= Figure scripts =

* * * *

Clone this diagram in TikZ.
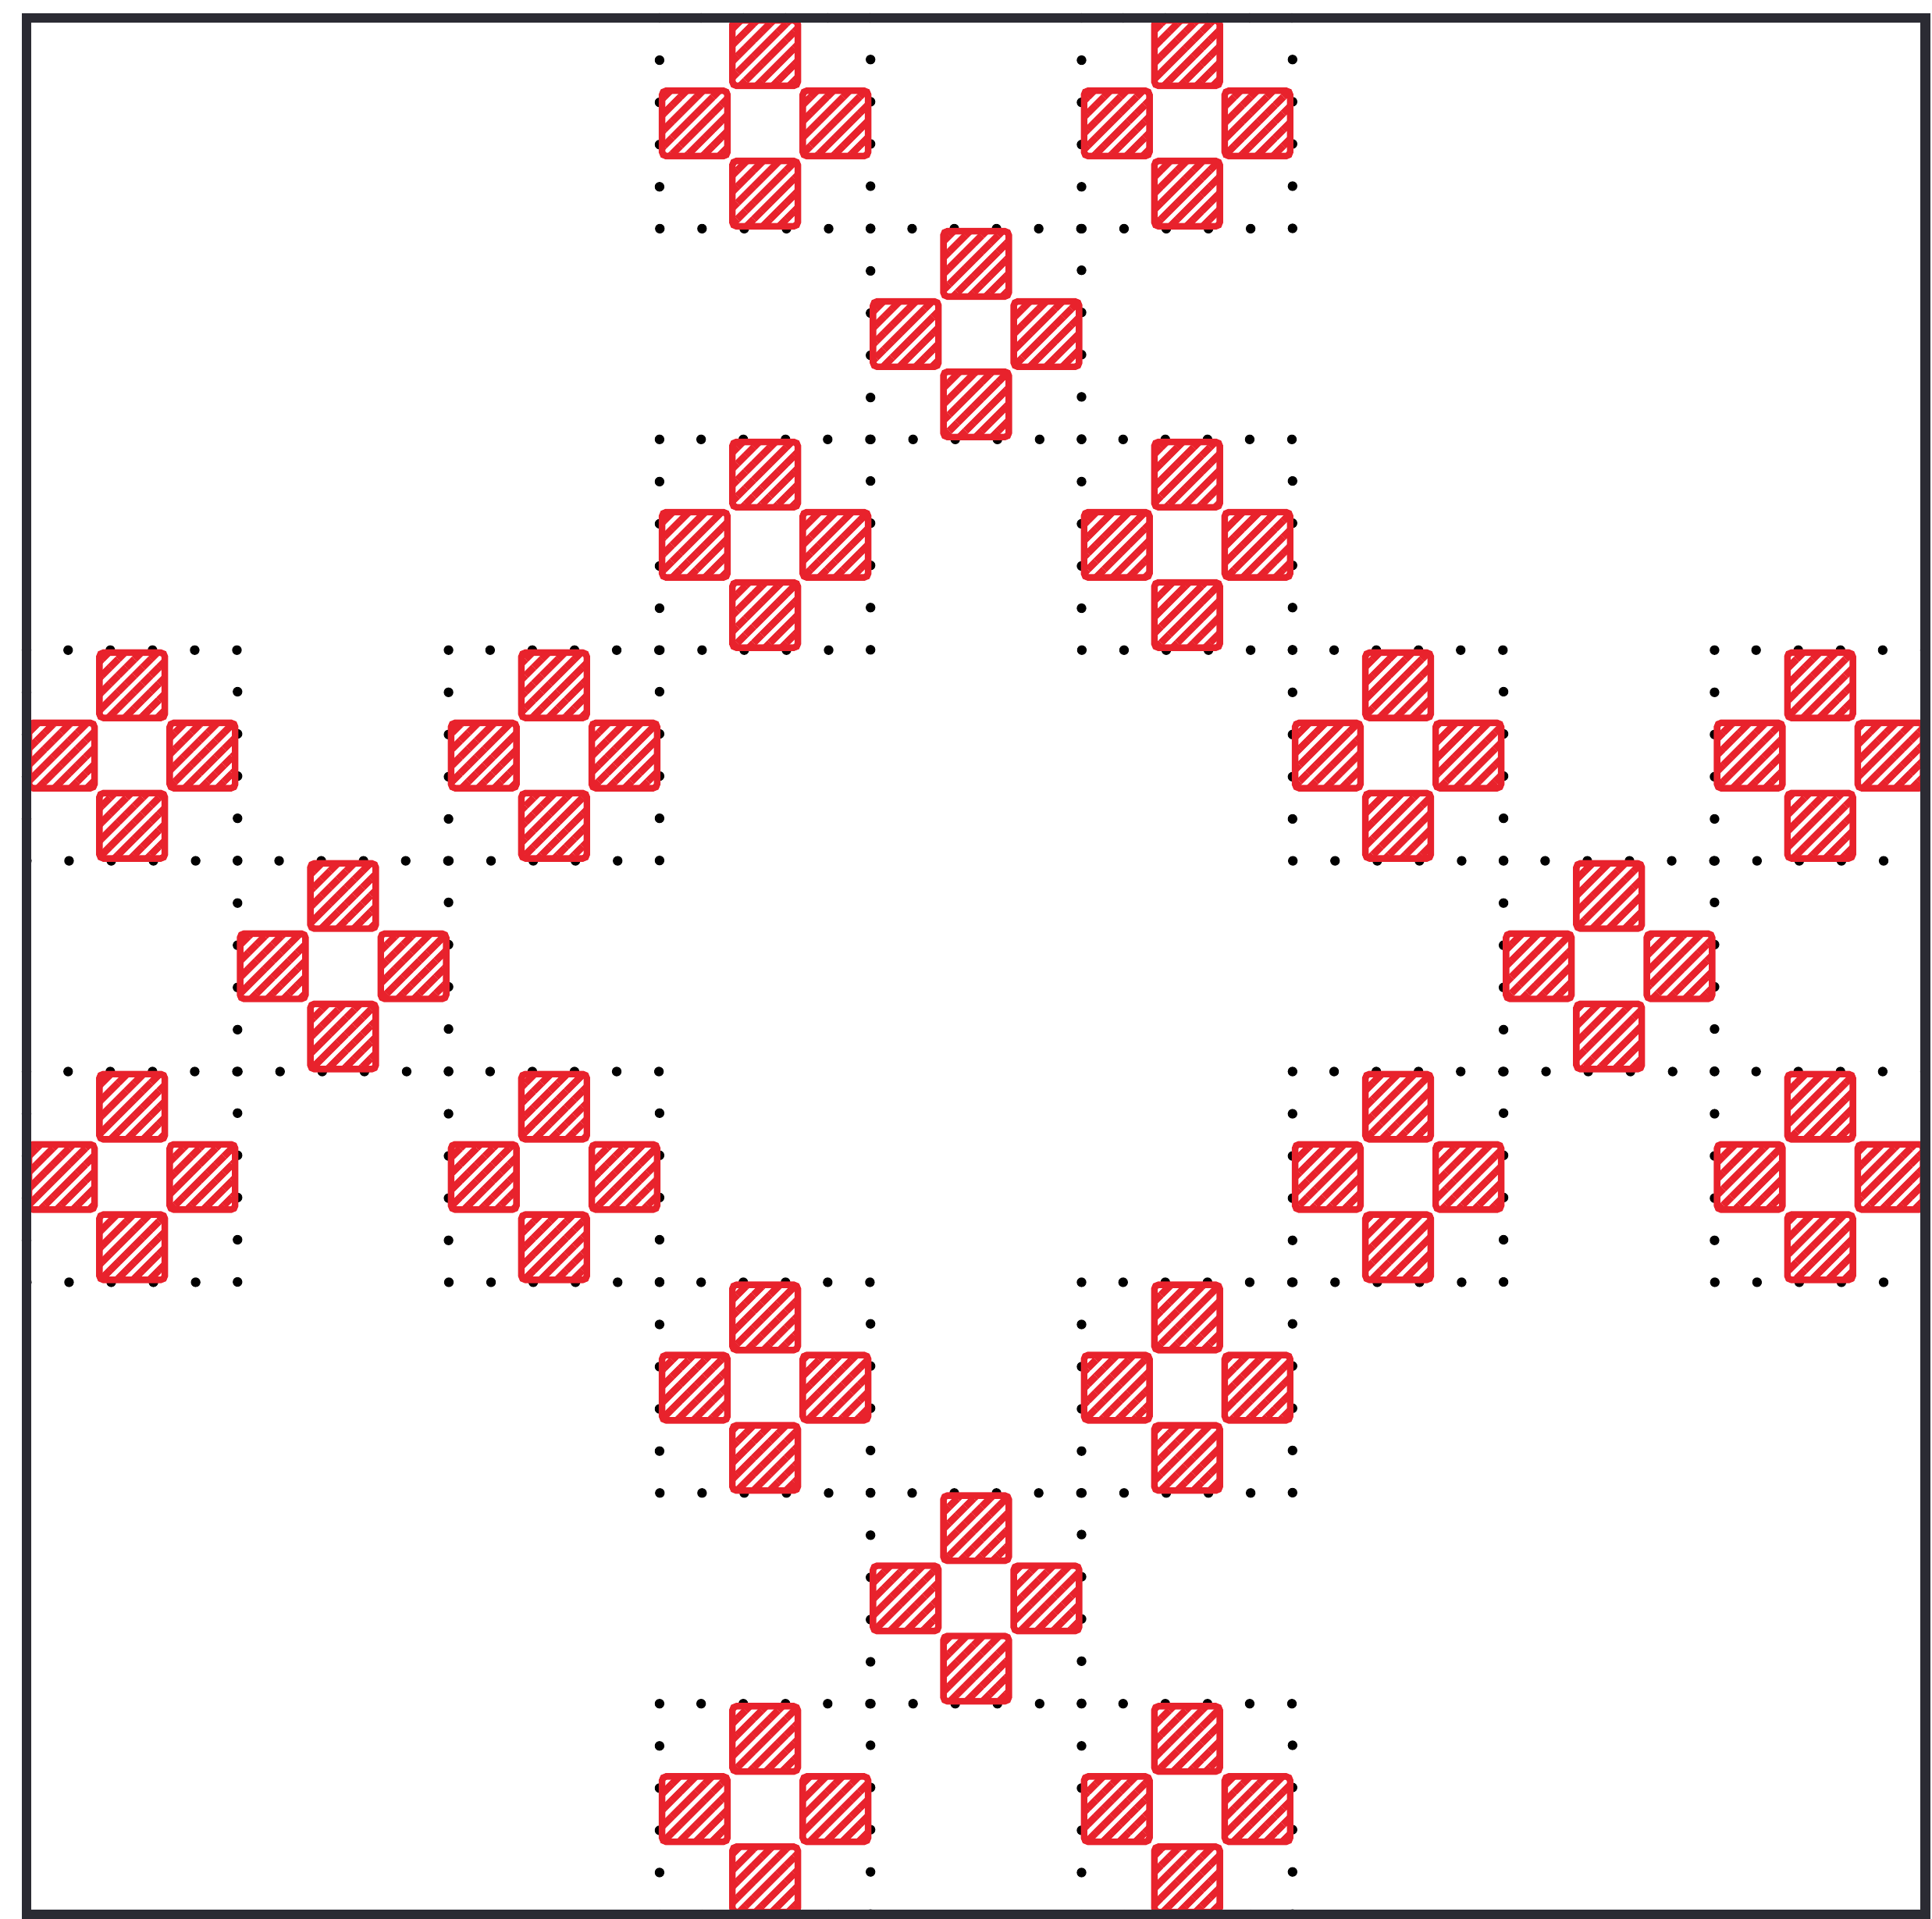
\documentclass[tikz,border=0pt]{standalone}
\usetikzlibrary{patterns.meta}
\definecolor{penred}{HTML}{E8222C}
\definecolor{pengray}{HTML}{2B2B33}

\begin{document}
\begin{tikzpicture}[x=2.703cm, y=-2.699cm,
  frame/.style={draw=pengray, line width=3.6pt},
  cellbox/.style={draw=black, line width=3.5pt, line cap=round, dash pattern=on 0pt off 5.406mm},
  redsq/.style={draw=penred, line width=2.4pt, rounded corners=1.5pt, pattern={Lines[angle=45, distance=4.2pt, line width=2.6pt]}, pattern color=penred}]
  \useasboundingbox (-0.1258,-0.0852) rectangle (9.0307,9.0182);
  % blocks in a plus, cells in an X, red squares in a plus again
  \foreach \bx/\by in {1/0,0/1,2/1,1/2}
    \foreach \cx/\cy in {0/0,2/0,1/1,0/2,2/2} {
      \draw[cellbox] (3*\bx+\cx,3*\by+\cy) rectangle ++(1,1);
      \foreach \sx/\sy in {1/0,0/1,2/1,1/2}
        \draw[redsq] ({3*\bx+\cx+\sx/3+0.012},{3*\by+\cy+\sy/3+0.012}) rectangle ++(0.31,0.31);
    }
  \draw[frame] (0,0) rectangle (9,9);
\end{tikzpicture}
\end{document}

* * * *

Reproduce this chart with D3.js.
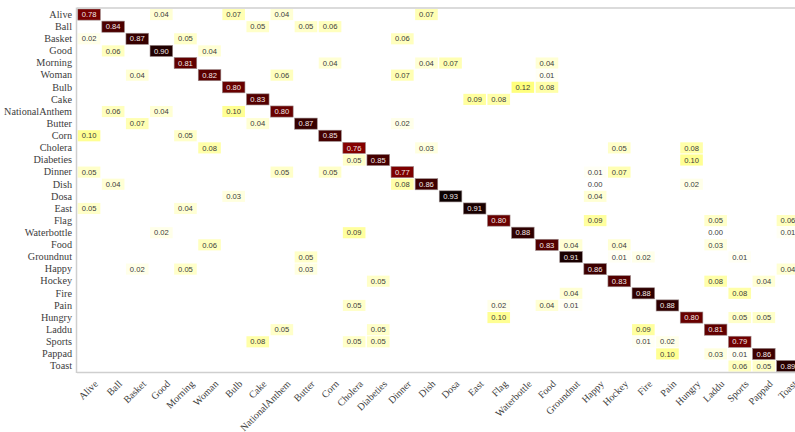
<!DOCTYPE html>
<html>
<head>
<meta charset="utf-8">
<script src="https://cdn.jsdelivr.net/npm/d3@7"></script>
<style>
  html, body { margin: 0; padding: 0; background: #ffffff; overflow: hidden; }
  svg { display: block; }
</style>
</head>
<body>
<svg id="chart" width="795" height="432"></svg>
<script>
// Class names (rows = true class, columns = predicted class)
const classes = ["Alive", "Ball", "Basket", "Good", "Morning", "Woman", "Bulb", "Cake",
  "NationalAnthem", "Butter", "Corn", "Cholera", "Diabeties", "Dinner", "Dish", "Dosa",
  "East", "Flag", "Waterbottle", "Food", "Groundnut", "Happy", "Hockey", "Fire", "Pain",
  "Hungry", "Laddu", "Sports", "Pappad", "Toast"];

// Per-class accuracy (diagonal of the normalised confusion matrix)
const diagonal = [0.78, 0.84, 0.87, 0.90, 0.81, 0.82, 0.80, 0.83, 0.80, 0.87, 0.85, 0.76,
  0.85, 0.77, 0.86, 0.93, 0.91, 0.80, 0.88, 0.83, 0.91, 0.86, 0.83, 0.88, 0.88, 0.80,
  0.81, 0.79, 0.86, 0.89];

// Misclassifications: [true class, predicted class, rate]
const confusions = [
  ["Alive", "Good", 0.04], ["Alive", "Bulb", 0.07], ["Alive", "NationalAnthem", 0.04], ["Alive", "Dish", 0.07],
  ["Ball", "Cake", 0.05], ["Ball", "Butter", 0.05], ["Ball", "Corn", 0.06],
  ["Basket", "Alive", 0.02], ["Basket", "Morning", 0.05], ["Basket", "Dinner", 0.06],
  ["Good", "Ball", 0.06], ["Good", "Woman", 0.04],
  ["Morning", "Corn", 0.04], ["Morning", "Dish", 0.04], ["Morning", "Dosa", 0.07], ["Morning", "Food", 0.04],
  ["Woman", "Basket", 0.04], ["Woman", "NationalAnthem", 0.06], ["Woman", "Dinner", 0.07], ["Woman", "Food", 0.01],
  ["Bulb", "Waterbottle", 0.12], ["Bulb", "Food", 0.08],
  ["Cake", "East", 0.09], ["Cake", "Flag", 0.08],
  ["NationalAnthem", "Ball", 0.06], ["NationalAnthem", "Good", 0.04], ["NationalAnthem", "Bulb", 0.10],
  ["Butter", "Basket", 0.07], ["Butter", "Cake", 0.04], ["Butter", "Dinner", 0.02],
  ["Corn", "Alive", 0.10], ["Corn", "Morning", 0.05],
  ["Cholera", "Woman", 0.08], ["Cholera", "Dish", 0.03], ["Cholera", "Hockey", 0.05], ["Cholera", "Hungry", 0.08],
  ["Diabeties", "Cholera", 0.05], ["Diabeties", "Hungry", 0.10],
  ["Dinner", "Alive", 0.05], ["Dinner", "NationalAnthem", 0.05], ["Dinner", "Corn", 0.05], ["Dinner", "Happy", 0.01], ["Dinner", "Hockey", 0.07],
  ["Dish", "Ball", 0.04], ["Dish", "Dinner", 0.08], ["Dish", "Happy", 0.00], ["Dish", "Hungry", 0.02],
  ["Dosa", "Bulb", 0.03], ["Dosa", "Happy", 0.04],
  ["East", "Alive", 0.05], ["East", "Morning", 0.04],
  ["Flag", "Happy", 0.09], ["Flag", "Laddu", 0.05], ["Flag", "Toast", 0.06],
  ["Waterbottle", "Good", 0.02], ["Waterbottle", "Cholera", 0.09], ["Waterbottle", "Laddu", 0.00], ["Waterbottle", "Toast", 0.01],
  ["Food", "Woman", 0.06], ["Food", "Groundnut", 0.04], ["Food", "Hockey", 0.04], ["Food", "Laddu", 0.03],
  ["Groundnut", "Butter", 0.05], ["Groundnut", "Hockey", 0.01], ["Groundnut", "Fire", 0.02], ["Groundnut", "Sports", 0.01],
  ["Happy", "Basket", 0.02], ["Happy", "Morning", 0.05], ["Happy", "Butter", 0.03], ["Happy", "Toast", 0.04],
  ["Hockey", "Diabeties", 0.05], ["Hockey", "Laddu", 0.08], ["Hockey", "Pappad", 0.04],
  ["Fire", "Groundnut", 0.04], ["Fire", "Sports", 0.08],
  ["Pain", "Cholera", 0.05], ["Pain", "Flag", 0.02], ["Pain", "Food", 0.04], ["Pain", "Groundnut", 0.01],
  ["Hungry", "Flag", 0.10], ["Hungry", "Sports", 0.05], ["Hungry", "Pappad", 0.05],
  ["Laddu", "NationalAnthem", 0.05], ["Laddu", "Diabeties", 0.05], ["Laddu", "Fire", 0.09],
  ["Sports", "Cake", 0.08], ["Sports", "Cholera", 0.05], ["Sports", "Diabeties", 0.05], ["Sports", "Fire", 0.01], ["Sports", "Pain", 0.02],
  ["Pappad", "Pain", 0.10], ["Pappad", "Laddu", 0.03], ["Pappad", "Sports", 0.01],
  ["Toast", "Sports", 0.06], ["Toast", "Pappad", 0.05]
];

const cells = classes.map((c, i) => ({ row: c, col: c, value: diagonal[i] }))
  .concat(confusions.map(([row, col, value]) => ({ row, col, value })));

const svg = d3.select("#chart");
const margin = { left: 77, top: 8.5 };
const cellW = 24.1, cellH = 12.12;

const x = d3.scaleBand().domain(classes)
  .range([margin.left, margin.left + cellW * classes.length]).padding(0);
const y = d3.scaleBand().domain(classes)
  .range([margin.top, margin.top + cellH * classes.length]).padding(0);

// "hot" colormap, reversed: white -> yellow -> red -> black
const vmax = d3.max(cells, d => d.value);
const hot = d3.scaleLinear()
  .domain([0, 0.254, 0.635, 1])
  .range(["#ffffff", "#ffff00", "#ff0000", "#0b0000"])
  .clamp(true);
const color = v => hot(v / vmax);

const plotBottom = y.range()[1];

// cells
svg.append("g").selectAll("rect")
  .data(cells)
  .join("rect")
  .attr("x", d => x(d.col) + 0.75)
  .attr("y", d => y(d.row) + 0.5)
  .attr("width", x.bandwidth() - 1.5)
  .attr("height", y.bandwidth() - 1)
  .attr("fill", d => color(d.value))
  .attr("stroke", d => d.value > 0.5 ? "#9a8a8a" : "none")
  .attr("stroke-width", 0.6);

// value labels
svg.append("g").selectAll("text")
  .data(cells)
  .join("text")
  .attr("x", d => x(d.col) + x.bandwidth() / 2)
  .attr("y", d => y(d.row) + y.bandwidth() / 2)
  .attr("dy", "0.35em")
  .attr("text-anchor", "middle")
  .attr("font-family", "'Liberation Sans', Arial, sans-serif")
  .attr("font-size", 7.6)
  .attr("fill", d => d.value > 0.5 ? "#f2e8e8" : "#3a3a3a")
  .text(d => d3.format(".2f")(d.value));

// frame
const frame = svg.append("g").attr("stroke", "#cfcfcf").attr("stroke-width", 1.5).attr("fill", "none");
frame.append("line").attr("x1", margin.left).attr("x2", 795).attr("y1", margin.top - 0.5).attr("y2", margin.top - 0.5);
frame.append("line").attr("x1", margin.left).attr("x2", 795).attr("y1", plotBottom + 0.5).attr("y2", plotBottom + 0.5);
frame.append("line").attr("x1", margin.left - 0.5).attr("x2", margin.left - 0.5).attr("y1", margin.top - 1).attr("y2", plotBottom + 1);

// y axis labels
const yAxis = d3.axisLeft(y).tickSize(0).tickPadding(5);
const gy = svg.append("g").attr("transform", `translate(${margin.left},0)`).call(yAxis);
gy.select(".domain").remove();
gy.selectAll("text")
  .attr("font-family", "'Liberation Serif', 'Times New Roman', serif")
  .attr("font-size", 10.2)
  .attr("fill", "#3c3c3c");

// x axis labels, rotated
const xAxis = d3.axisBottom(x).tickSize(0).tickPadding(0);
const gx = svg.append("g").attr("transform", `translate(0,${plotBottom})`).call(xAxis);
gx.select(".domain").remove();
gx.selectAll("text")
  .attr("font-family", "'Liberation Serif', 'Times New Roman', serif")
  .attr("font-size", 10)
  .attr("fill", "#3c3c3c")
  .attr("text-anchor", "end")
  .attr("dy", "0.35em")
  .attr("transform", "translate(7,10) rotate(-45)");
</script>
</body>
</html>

* * * *

= Task =
Determine how many lines of this listing contain "chart", and give only the number.

= Result below =
3